To explain this even more simply — how people will make more money, save more money or achieve a greater sense of financial security using your dApp compared to the alternatives (centralised or decentralised).
In many cases, disintermediation of the existing industries will realise these benefits. In other cases, it won’t, because the benefits won’t be substantial enough to compensate users for the high switching costs and learning curves (learning new tech, managing private keys, fear of losing money etc).
But the key message is — how can you enable new categories of users to make money in ways that were impossible before due to centralisation, friction, monopolies or high transaction costs.
To the end user of Ethereum, the decentralisation itself is a component as important as packet-routing of TCP/IP was to the early IRC users. It makes things work but it’s hidden in the background.
The value is what matters.
The Generalised Platform For Marketplaces
Ethereum is sometimes defined as a ‘world computer’ but this definition doesn’t really convey its core value proposition.
I prefer to explain Ethereum as a generalised platform for marketplaces where individuals can adopt various roles and freely participate in economic interactions.

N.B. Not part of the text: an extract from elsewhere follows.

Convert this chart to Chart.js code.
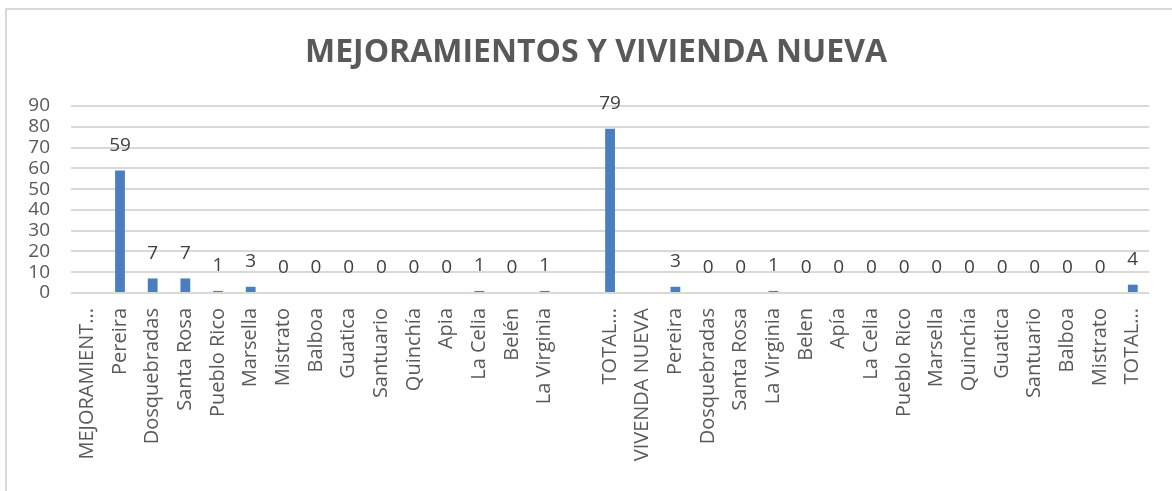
<!DOCTYPE html>
<html>
<head>
<meta charset="utf-8">
<script src="https://cdn.jsdelivr.net/npm/chart.js@4"></script>
<style>
  body { margin: 0; background: #fff; }
  #marco { position: absolute; left: 5px; top: 8px; width: 1167px; height: 483px;
           border-left: 2px solid #d9d9d9; border-top: 2px solid #d9d9d9; box-sizing: border-box; }
  #lienzo { position: absolute; left: 0; top: 0; }
</style>
</head>
<body>
<div id="marco"></div>
<canvas id="lienzo" width="1172" height="491"></canvas>
<script>
const categorias = ['MEJORAMIENT...', 'Pereira', 'Dosquebradas', 'Santa Rosa', 'Pueblo Rico', 'Marsella',
    'Mistrato', 'Balboa', 'Guatica', 'Santuario', 'Quinchía', 'Apia', 'La Celia', 'Belén', 'La Virginia',
    '', 'TOTAL...', 'VIVENDA NUEVA', 'Pereira', 'Dosquebradas', 'Santa Rosa', 'La Virginia', 'Belen',
    'Apía', 'La Celia', 'Pueblo Rico', 'Marsella', 'Quinchía', 'Guatica', 'Santuario', 'Balboa',
    'Mistrato', 'TOTAL...'];
const valores = [null, 59, 7, 7, 1, 3, 0, 0, 0, 0, 0, 0, 1, 0, 1,
    null, 79, null, 3, 0, 0, 1, 0, 0, 0, 0, 0, 0, 0, 0, 0, 0, 4];
const ticksY = [0, 10, 20, 30, 40, 50, 60, 70, 80, 90];
const titulo = 'MEJORAMIENTOS Y VIVIENDA NUEVA';

const fuente = "'Open Sans', sans-serif";

// etiquetas de valor encima de cada barra
const etiquetasValor = {
    id: 'etiquetasValor',
    afterDatasetsDraw(chart) {
        const ctx = chart.ctx;
        const meta = chart.getDatasetMeta(0);
        ctx.save();
        ctx.font = '19px ' + fuente;
        ctx.fillStyle = '#404040';
        ctx.textAlign = 'center';
        ctx.textBaseline = 'middle';
        meta.data.forEach((barra, i) => {
            const v = valores[i];
            if (v === null) return;
            ctx.fillText(String(v), barra.x, barra.y - 25);
        });
        ctx.restore();
    }
};

// titulo centrado sobre todo el marco (no solo el area de datos)
const tituloMarco = {
    id: 'tituloMarco',
    afterDraw(chart) {
        const ctx = chart.ctx;
        ctx.save();
        ctx.font = 'bold 32px ' + fuente;
        ctx.fillStyle = '#595959';
        ctx.textAlign = 'center';
        ctx.textBaseline = 'middle';
        ctx.fillText(titulo, 596, 53);
        ctx.restore();
    }
};

new Chart(document.getElementById('lienzo').getContext('2d'), {
    type: 'bar',
    data: {
        labels: categorias,
        datasets: [{
            data: valores,
            backgroundColor: '#4a7ebf',
            barPercentage: 0.6,
            categoryPercentage: 0.5
        }]
    },
    options: {
        responsive: false,
        animation: false,
        layout: { padding: { top: 106, left: 0, right: 14, bottom: 0 } },
        plugins: {
            legend: { display: false },
            tooltip: { enabled: false },
            title: { display: false }
        },
        scales: {
            y: {
                min: 0,
                max: 90,
                afterBuildTicks(scale) {
                    scale.ticks = ticksY.map(v => ({ value: v }));
                },
                afterFit(scale) { scale.width = 71; },
                ticks: { color: '#595959', font: { family: fuente, size: 19 }, padding: 21,
                         autoSkip: false, stepSize: 10 },
                grid: { color: '#d9d9d9', lineWidth: 2, drawTicks: false },
                border: { display: false }
            },
            x: {
                afterFit(scale) { scale.height = 198; },
                ticks: {
                    color: '#595959',
                    font: { family: fuente, size: 20 },
                    minRotation: 90,
                    maxRotation: 90,
                    autoSkip: false,
                    padding: 15
                },
                grid: { display: false, drawTicks: false },
                border: { display: false }
            }
        }
    },
    plugins: [etiquetasValor, tituloMarco]
});
</script>
</body>
</html>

And by marketplaces, I don’t only mean Ebay, Amazon, Etsy, AirBnb or even financial platforms.
I also mean Facebook, Google, Instagram, Snapchat which are essentially the multi-sided marketplaces for attention/reputation/money.
These are particularly interesting to me as most people are oblivious to the economics of these platforms. We participate in them daily, we see the actions (posts, photos, search results) but not the incentives (who benefits economically from us seeing these posts, photos or search results).
If you’re interested in hearing more about attention/reputation/money marketplaces , I’ve recorded a podcast with Epicenter Bitcoin where we discuss these topics:
https://www.youtube.com/watch?v=AA5cYen_FgA
Understanding the Asymmetric Payoff in Building dApps
What’s unique to Ethereum though is that all economic incentives will be open-source and public. If a particular dApp model works, it will be immediately copied, modified and improved upon. If the improvement offers more revenue, decreased costs or better insurance to the users, it will be adopted by them.
Because of full transparency, open source nature and interoperability between dApps, Ethereum is a giant feedback loop that will result in a very fast pace of iteration that we haven’t seen before. It might not be obvious today as the platform has just launched but will become apparent in a year or two.
The costs of failure for dApps are negligible but the potential rewards are huge, so dApps will evolve like memes do today. Everyone will copy and remix promising models. And when switching costs for the users are zero because identities and reputations are in their control, this will create a very powerful combination.
The 99,9% of these projects will fail and that’s fine. It’s the speed and open nature of learning & iteration that matters. Ethereum just needs 0,1% of successful dApps to become a multibillion-dollar platform. Power laws and network effects wil be at play here.
The asymmetry of payoff that’s built into Ethereum projects is so huge that I can’t point to any other platform with similar risk/reward characteristics.
What is the asymmetric payoff I’m talking about?
It’s basically the risk/reward ratio where the upside potential is greater than the downside risk.
Developers risk only their time in building new or modifying existing dApps. Infrastructure, security, identities and payments are all built into the platforms. But if the dApp takes off — then the upside is unlimited… until someone else remixes it and comes up with a better model.
This feedback loop is what makes me very optimistic about Ethereum’s future.